Hell, without the spectre of FR and NB trains running through Easton Center, you might even get support for a modest extension of the Stoughton Line to Easton or even Raynham or Taunton.
about 13 years ago travelling route 24 north to 128/95/93 was like hitting a brick wall, so extending Stoughton Line to Taunton gets you out to 495 where you can probably build a sufficient park-and-ride.
 #1345368  by YamaOfParadise
 
It helps that a good deal of the line south of Stoughton is still actually extant: you wouldn't completely be starting from scratch like with the Greenbush Branch in that respect. Rebuilding that track though is definitely one of the biggest parts of the project, though... asides from the whole electrification thing, it's easily one of the least modest parts of the project as far as major construction work. But, at least running to Taunton first would allow some breathing room to works kinks out on that portion first before extending all the way out to NB and FR. Getting commuter rail service out to the South Shore is definitely is something that should be pursued... but in due time.

Now, a question: was the line south of Stoughton to the current end of track in South Easton ever formally abandoned? Or is it more akin to the long out-of-service Central Mass. Branch up on the B&M half of the CR system, and the line between Fall River and the former Sakonnet River Bridge?

And to try and piece the information about that portion of the line together (from the discussion of it about a page back), the ETT I have dated 10-31-1965 still has it as "Stoughton and Whittenton Junction"; so the line through the swamp was abandoned by then, but it still was at least a through route via the Whittenton Branch in 1965. By the ETT in 05-12-1968, it was just "Stoughton and Easton", just 6.01 miles, less than half of what it was beforehand (12.35 to Raynham, 15.80 total from Stoughton to Whittenton Junction).
 #1345425  by F-line to Dudley via Park
 
YamaOfParadise wrote:It helps that a good deal of the line south of Stoughton is still actually extant: you wouldn't completely be starting from scratch like with the Greenbush Branch in that respect. Rebuilding that track though is definitely one of the biggest parts of the project, though... asides from the whole electrification thing, it's easily one of the least modest parts of the project as far as major construction work. But, at least running to Taunton first would allow some breathing room to works kinks out on that portion first before extending all the way out to NB and FR. Getting commuter rail service out to the South Shore is definitely is something that should be pursued... but in due time.

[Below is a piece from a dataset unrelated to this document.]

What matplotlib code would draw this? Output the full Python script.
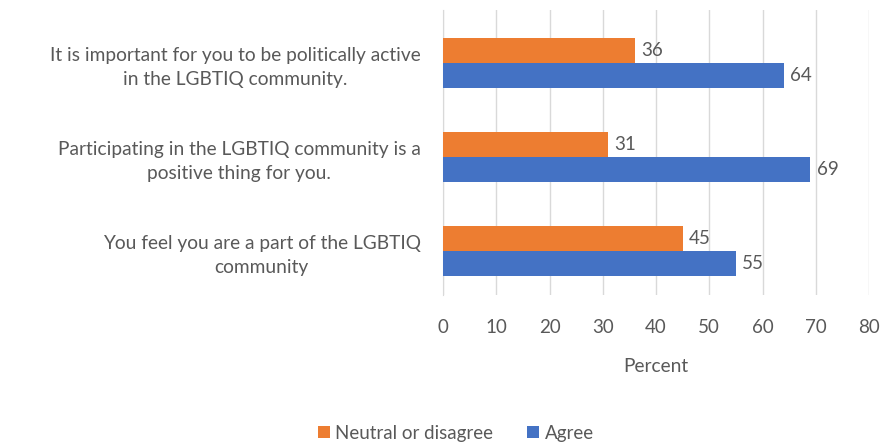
import numpy as np
import matplotlib.pyplot as plt

plt.rcParams['font.family'] = ['Lato', 'DejaVu Sans']

categories = [
    "It is important for you to be politically active\nin the LGBTIQ community.",
    "Participating in the LGBTIQ community is a\npositive thing for you.",
    "You feel you are a part of the LGBTIQ\ncommunity",
]
neutral = [36, 31, 45]
agree = [64, 69, 55]
ticks = [0, 10, 20, 30, 40, 50, 60, 70, 80]

txt = '#595959'
orange = '#ED7D31'
blue = '#4472C4'

fig = plt.figure(figsize=(8.85, 4.43), dpi=100)
ax = fig.add_axes([0.5006, 0.334, 0.4814, 0.643])

y = np.arange(len(categories))
h = 0.265
ax.barh(y - h / 2, neutral, height=h, color=orange, label='Neutral or disagree', zorder=3)
ax.barh(y + h / 2, agree, height=h, color=blue, label='Agree', zorder=3)

for yi, v in zip(y, neutral):
    ax.text(v + 1.2, yi - h / 2, str(v), va='center', ha='left', fontsize=13.5, color=txt)
for yi, v in zip(y, agree):
    ax.text(v + 1.2, yi + h / 2, str(v), va='center', ha='left', fontsize=13.5, color=txt)

ax.set_xlim(0, 80)
ax.set_ylim(2.47, -0.56)
ax.set_xticks(ticks)
ax.set_yticks(y)
ax.set_yticklabels(categories, fontsize=13.8, color=txt, ha='right', multialignment='center')
for lab in ax.get_yticklabels():
    lab.set_linespacing(1.5)
ax.tick_params(axis='x', labelsize=13.5, colors=txt, length=0, pad=17)
ax.tick_params(axis='y', length=0, pad=16)
ax.grid(axis='x', color='#D9D9D9', linewidth=1, zorder=0)
for s in ['top', 'right', 'bottom']:
    ax.spines[s].set_visible(False)
ax.spines['left'].set_color('#D9D9D9')
ax.set_xlabel('Percent', fontsize=13.8, color=txt, labelpad=16)

handles, labels = ax.get_legend_handles_labels()
fig.legend(handles, labels, loc='center', bbox_to_anchor=(0.515, 0.022), ncol=2,
           frameon=False, fontsize=13.5, labelcolor=txt, handlelength=0.65, handleheight=0.65,
           handletextpad=0.3, columnspacing=1.8)

fig.savefig('out.png', dpi=100)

Now, a question: was the line south of Stoughton to the current end of track in South Easton ever formally abandoned? Or is it more akin to the long out-of-service Central Mass. Branch up on the B&M half of the CR system, and the line between Fall River and the former Sakonnet River Bridge?

And to try and piece the information about that portion of the line together (from the discussion of it about a page back), the ETT I have dated 10-31-1965 still has it as "Stoughton and Whittenton Junction"; so the line through the swamp was abandoned by then, but it still was at least a through route via the Whittenton Branch in 1965. By the ETT in 05-12-1968, it was just "Stoughton and Easton", just 6.01 miles, less than half of what it was beforehand (12.35 to Raynham, 15.80 total from Stoughton to Whittenton Junction).
I'm having trouble finding it, but a few pages back the abandonment dates were traced out. Dean St. to Whittendon Jct. went first and re-routed thru traffic over the Whittendon Branch. Whittendon to Easton Depot (Route 106) went second. Then some freight in Stoughton and North Easton lingered last into the Penn Central and *maybe* very very early Conrail era before it dried up. Most of the remaining intact trackage was OOS at the time of the state's purchase of it in 1973, but it was "non-abandoned" at least as far as Easton Depot/Route 106 (where tracks are mostly intact to this day).

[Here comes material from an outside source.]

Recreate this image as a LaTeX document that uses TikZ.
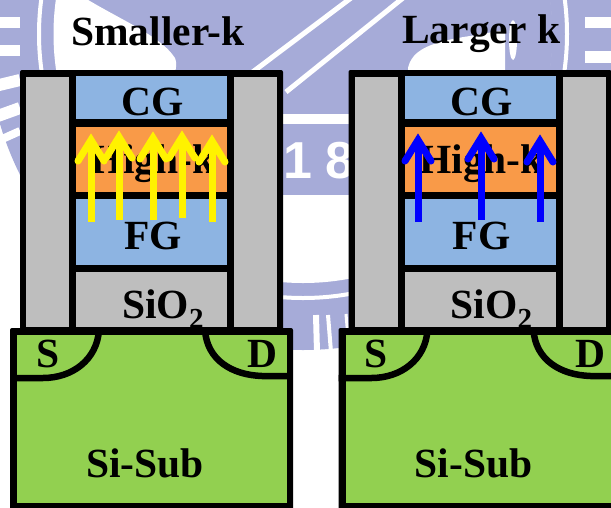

It was only because the formal abandonment paperwork on so many NYNH&H branchlines was backed up several years and a mile high at the ICC by the merger into Penn Central and immediate bankruptcy that these were still available for purchase in "non-abandoned" status despite traffic ceasing years, if not a decade, earlier. The paperwork backlog and urgency for the bankruptcy courts and ICC to settle it all up got the states granted a sort of proto- landbanking status on all the lines they bought out of the bankruptcy into public ownership. All of the 1973-purchase southside lines they plucked from Penn Central and 1976-purchase northside lines they purchased when B&M bankruptcy-restructured are considered fully chartered transportation corridors, despite the fact that those sales preceded the federal landbanking law by 10+ years. That was one of the primary motivators for MA, RI, CT, NY, etc. to splurge on so many rail lines even if majority of them (still) have no reactivation potential: they could scrape up a bunch of RR charters that would appreciate in value instead of just linear strips of land, and the feds bent the normal rules on that for expediency's sake.

Therefore, it's only in the places that were abandoned-abandoned before all ICC abandonment transactions got impounded by the bankruptcies that are considered "all-new" corridors because of the lapsed RR charters. For Stoughton that means state only has control of the Whittendon Branch as a transportation corridor; the mainline gap down to Dean St. lapsed into private ownership and still has to be settled up (no biggie...it's nothing but barren unused sand pit). And that was all the trouble they had on Greenbush because east of the Cohasset military spur (which was freight-active until '84) out to Greenbush was an earlier NYNH&H abandonment with fully lapsed charter...and thus considered new-new construction subject to all kinds of NIMBY Operation Chaos. They've got a much easier time of it in Raynham-Taunton because the ownership gap is small, unpopulated, and not where the wetlands are. If it weren't for the Army Corps playing politics with the stinking wires and swamp the mainline restoration would be more straightforward than the branchlines, where the SCR Task Force is running up the costs lining its pol pals' pockets. At least Taunton-north is entirely within the MBTA district and doesn't have to layer the extra Task Force bureaucracy on it like the branchlines.
 #1348298  by Gerry6309
 
The liaison for South Coast Rail did a presentation for the BSRA tonight. They want to do 25 kV AC electrification for environmental reasons. Might as well erect a marker in the cemetery of dead projects for that one!